Well, it makes--it's totally fine for grinding like, symmetric algorithms out of floating point numbers, but for lots of 'if' statements in directions, it totally sucks. How do we quantify 'totally sucks?' "Rumors" which happen to be from people who are actually working on these chips, is that straight line gameplay code runs at 1/3 to 1/10 the speed at the same clock rate on an in order core as an out of order core.

This means that your new fancy 2 plus gigahertz CPU, and its Xenon, is going to run code as slow or slower than the 733 megahertz CPU in the Xbox 1. The PS3 will be even worse.
-Chris Hecker
 
anotheriori said:
Maybe old?

This means that your new fancy 2 plus gigahertz CPU, and its Xenon, is going to run code as slow or slower than the 733 megahertz CPU in the Xbox 1.


-Chris Hecker

Good .. So:

3+ ghz (trial core) of Xbox2 can emulate 733mhz Xbox1 cpu... = backward compatibility :D :D
 
The things he say just before and after that are more important than that bit...
The performance predictions he makes are WAY off base though.

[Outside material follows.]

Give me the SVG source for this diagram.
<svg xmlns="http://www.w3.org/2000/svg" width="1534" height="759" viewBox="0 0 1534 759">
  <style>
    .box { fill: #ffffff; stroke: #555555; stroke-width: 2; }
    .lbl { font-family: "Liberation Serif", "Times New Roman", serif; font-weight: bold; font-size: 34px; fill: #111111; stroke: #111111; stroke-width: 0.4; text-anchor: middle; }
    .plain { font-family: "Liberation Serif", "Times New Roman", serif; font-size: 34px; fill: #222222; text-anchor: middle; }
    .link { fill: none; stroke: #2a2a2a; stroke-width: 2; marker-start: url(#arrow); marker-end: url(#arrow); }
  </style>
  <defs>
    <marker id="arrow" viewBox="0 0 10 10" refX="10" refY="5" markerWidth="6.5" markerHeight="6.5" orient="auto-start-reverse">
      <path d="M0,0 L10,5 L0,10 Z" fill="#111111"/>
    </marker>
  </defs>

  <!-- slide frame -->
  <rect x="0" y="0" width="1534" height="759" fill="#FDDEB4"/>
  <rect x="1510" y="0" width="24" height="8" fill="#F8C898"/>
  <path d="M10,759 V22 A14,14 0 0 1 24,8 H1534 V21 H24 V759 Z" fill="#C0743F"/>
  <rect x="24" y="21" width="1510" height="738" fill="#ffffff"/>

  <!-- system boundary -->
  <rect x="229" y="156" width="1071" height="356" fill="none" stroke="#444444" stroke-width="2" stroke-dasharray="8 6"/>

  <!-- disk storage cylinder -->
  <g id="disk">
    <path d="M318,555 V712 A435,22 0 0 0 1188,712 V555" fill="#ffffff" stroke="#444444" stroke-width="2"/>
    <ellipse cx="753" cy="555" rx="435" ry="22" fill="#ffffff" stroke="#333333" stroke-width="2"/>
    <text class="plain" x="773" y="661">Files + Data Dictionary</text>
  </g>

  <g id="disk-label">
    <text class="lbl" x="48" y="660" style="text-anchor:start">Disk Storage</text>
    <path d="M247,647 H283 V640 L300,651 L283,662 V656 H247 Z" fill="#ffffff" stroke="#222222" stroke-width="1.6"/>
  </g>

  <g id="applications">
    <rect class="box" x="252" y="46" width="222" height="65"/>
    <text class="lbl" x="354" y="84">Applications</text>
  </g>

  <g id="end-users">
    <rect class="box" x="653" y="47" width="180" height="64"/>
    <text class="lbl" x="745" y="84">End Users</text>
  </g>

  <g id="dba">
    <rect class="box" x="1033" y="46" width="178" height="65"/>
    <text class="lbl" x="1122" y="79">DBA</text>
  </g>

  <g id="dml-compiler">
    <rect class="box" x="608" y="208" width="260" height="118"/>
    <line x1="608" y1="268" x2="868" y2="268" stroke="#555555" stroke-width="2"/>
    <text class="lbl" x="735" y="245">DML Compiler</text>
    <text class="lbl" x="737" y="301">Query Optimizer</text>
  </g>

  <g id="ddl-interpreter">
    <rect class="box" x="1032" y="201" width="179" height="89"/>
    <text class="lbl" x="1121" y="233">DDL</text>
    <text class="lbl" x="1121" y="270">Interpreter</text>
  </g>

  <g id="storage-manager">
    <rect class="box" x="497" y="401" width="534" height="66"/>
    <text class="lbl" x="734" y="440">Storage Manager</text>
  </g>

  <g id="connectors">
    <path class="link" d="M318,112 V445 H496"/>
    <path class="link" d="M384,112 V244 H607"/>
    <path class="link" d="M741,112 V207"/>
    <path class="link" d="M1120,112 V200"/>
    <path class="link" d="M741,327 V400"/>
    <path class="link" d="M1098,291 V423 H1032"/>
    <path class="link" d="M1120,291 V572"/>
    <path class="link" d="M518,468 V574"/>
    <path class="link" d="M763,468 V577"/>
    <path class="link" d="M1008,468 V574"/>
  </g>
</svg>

And you don't need to talk to people working on new consoles to find out how CPUs with no OOE perform in general purpose code - except GC and XBox, consoles have always been using in-order CPUs.
 
Yeah, his numbers are exaggerated. But floating point performance will always be more important to consoles than integer performance and ease of programming.
 
This is old. But anyway, I like Chris Hecker, learned a bit from his articles on physics, but he's really coming at this from the wrong perspective. Yeah, you're going to have to work hard to get best performance out of the next-gen CPUs, but what's new? The tradeoff is the massive potential performance that's on offer.